The following escapes exist for compatibility with other regular expression engines. They are supported as legacy syntax and should not be used in new patterns unless compatibility is required.

Prefer using \s / \S and explicit Unicode categories via \p{category} instead.

\h / \H

Matches horizontal whitespace (or its negation).

This escape sequence exists for compatibility and may be disabled via the feature set.

\v / \V

Matches vertical whitespace (or its negation).

This escape sequence exists for compatibility and may be disabled via the feature set.

Differences from Common Regex Engines

If you are migrating from commonly used regular expression engines such as PCRE, PCRE2, ECMAScript, RE2, or std::regex, you may notice a few deliberate differences in how character type escapes behave.

These differences are intentional and aim to make matching semantics explicit, predictable, and independent of context, even when working with Unicode text.

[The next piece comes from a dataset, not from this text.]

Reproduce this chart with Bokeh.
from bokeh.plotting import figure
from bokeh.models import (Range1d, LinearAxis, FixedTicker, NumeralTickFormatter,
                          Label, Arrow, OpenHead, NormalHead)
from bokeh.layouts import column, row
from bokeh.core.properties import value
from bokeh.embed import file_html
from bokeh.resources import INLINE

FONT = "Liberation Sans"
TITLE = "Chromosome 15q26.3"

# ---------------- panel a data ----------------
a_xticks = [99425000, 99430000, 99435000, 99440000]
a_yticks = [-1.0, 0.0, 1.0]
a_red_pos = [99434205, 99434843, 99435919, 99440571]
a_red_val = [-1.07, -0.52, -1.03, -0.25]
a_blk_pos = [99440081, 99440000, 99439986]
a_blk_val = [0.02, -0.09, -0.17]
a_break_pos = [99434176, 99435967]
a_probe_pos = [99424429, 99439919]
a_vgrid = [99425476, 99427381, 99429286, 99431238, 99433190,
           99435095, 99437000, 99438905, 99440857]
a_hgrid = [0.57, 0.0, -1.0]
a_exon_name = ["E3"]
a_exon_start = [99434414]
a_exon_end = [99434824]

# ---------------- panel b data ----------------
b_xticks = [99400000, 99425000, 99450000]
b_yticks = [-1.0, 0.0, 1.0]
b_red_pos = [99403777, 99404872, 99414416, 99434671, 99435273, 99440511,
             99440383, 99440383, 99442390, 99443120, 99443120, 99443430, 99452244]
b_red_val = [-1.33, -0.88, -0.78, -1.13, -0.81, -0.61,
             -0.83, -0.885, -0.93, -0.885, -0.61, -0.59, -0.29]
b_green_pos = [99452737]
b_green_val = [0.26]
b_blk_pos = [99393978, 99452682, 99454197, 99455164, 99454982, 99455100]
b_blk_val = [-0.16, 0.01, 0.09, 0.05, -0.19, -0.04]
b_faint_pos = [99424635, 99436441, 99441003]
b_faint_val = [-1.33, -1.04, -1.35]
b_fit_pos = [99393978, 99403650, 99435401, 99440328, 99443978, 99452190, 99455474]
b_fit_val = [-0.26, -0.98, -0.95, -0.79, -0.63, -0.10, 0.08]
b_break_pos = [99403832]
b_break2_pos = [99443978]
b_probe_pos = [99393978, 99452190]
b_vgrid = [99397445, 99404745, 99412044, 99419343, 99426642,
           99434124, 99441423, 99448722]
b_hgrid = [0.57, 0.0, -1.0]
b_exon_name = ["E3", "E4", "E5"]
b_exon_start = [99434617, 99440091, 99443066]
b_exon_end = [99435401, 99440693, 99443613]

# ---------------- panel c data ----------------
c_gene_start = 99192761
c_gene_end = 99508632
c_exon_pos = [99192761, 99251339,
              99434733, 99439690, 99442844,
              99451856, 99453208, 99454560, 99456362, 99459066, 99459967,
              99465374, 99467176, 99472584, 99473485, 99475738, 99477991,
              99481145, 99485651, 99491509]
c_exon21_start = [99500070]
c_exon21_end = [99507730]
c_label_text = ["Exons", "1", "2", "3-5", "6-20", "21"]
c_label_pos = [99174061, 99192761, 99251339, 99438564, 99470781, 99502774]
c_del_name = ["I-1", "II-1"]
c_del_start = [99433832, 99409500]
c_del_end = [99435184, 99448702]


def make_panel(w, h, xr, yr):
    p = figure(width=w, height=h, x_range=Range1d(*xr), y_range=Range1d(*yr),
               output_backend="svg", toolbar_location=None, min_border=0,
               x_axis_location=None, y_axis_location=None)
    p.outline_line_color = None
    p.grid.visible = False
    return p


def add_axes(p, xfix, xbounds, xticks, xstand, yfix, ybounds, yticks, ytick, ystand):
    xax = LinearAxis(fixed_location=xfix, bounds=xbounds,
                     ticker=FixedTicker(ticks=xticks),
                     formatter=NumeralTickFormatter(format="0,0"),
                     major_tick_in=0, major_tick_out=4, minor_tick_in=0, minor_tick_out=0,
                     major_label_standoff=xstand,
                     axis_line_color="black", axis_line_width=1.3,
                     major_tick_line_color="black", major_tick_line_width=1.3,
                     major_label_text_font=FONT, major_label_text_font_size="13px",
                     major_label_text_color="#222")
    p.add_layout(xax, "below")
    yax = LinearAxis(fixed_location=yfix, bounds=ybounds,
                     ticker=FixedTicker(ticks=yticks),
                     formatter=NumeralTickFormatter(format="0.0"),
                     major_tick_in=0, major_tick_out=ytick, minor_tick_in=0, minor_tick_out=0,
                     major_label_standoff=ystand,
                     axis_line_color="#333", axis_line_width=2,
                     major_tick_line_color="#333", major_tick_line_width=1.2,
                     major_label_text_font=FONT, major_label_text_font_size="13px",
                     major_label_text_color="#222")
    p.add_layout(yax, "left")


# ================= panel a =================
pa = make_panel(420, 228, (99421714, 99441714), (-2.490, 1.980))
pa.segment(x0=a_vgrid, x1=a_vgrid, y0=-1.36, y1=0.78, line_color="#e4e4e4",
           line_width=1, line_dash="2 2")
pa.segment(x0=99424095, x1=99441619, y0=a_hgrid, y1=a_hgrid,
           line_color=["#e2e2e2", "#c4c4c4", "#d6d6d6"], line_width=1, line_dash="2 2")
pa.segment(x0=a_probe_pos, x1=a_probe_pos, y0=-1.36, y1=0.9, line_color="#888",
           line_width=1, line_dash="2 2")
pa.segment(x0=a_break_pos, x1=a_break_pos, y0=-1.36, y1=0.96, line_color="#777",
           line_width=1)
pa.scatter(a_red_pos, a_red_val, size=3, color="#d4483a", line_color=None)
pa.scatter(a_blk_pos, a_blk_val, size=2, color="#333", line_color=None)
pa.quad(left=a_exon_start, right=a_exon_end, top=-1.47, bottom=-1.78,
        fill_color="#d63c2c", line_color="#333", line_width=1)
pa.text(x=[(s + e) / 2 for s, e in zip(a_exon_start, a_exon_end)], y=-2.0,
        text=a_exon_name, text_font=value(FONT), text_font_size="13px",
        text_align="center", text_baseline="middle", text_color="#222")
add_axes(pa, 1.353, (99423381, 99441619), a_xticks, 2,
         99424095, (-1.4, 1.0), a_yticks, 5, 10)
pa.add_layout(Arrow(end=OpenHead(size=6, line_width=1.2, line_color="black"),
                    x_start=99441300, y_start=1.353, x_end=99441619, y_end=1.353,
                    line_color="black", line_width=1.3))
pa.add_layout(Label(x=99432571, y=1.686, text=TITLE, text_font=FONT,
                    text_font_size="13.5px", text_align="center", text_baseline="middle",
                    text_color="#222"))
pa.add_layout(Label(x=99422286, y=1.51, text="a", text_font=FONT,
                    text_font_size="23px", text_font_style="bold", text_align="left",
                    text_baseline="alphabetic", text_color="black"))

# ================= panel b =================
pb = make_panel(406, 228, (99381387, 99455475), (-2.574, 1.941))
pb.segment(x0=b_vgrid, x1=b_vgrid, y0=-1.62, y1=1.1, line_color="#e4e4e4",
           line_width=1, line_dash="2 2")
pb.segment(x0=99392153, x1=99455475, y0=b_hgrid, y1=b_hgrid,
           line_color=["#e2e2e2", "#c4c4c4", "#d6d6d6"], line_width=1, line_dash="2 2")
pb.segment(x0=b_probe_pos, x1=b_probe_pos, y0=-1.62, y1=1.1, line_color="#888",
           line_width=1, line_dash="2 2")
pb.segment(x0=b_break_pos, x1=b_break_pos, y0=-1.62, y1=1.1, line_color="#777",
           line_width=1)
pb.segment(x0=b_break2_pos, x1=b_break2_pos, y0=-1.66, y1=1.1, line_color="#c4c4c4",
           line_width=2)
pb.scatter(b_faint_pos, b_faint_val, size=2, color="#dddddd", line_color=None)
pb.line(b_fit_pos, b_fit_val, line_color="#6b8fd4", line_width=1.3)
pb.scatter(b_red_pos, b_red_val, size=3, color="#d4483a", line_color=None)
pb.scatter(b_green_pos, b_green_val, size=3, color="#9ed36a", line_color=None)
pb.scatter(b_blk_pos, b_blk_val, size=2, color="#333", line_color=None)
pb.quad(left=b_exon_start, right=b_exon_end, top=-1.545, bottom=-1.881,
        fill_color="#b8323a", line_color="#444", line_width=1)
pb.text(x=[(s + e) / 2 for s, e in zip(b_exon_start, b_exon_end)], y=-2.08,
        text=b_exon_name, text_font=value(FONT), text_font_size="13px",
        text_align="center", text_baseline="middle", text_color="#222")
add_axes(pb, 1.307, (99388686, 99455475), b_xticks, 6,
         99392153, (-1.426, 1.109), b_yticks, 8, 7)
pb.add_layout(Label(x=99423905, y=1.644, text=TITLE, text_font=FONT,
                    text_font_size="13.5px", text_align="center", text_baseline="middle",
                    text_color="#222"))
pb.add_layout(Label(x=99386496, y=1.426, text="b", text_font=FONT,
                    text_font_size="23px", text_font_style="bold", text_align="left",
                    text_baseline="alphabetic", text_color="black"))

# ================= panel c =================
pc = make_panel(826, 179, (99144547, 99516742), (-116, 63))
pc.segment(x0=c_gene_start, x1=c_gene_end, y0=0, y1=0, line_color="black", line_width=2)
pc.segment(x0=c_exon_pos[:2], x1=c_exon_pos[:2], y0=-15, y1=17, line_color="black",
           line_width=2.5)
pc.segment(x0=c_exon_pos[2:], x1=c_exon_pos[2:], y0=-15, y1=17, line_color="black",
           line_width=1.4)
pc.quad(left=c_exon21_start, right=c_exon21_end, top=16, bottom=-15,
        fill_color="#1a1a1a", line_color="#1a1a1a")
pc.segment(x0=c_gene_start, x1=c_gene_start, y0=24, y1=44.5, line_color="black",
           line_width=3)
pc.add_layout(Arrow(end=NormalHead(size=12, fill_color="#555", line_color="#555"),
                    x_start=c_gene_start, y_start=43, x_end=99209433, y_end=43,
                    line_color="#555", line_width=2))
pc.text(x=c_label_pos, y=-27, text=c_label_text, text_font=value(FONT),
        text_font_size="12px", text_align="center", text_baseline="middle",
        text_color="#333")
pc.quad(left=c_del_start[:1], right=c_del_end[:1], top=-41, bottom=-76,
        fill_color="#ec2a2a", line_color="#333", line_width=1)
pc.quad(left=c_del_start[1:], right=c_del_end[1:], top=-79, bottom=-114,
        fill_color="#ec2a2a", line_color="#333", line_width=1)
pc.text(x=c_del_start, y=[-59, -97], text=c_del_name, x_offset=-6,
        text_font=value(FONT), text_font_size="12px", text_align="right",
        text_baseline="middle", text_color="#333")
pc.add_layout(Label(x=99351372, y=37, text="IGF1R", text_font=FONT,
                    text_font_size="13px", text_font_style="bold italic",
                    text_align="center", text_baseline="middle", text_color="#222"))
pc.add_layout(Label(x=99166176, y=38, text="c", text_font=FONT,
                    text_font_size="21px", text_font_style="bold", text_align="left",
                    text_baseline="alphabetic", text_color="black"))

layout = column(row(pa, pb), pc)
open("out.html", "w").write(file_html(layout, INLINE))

Dot does not silently match newlines

In many engines, the behavior of . varies subtly depending on configuration, or differs between default modes.

In this engine:

. never matches a line feed by default.
Line feed is matched only when Flag::DotAll is explicitly enabled.

This strict separation avoids accidental cross-line matches and makes it immediately clear when a pattern is intended to span multiple lines.

Whitespace handling is aligned with DotAll

When Flag::DotAll is enabled, the definition of whitespace matched by \s is extended to include the line feed character.

Some engines treat dot and whitespace independently, which can lead to inconsistent behavior when switching between . and \s. This engine keeps both in sync to avoid surprising differences when refactoring patterns.

Unicode categories are not affected by flags

Unicode category matching via \p{category} and \P{category} is completely independent of matching flags such as:

case-insensitive matching
ASCII mode
DotAll mode

For example, even when case-insensitive matching is enabled, \p{UppercaseLetter} still matches only uppercase letters.

In contrast, some engines implicitly fold or reinterpret categories depending on flags, which can make patterns harder to reason about. This engine keeps Unicode semantics stable and explicit.

Word characters are explicitly defined

The definition of word characters used by \w, \W, and word-boundary anchors is tightly defined:

In Unicode mode, word characters are Unicode letters and digits plus underscore.
In ASCII mode, only ASCII letters, digits, and underscore are included.

Some engines expand word characters to include combining marks or additional categories. This engine intentionally keeps the definition conservative to ensure predictable word boundary behavior across scripts.

Legacy escapes are opt-in

Escapes such as \h, \H, \v, and \V exist solely for compatibility with other engines.

They are clearly marked as legacy and may be disabled via the feature set. For new patterns, prefer \s, \S, and explicit Unicode categories for clarity and long-term stability.

Summary

In short, this engine favors stable Unicode semantics, explicit intent, and consistent behavior across flags.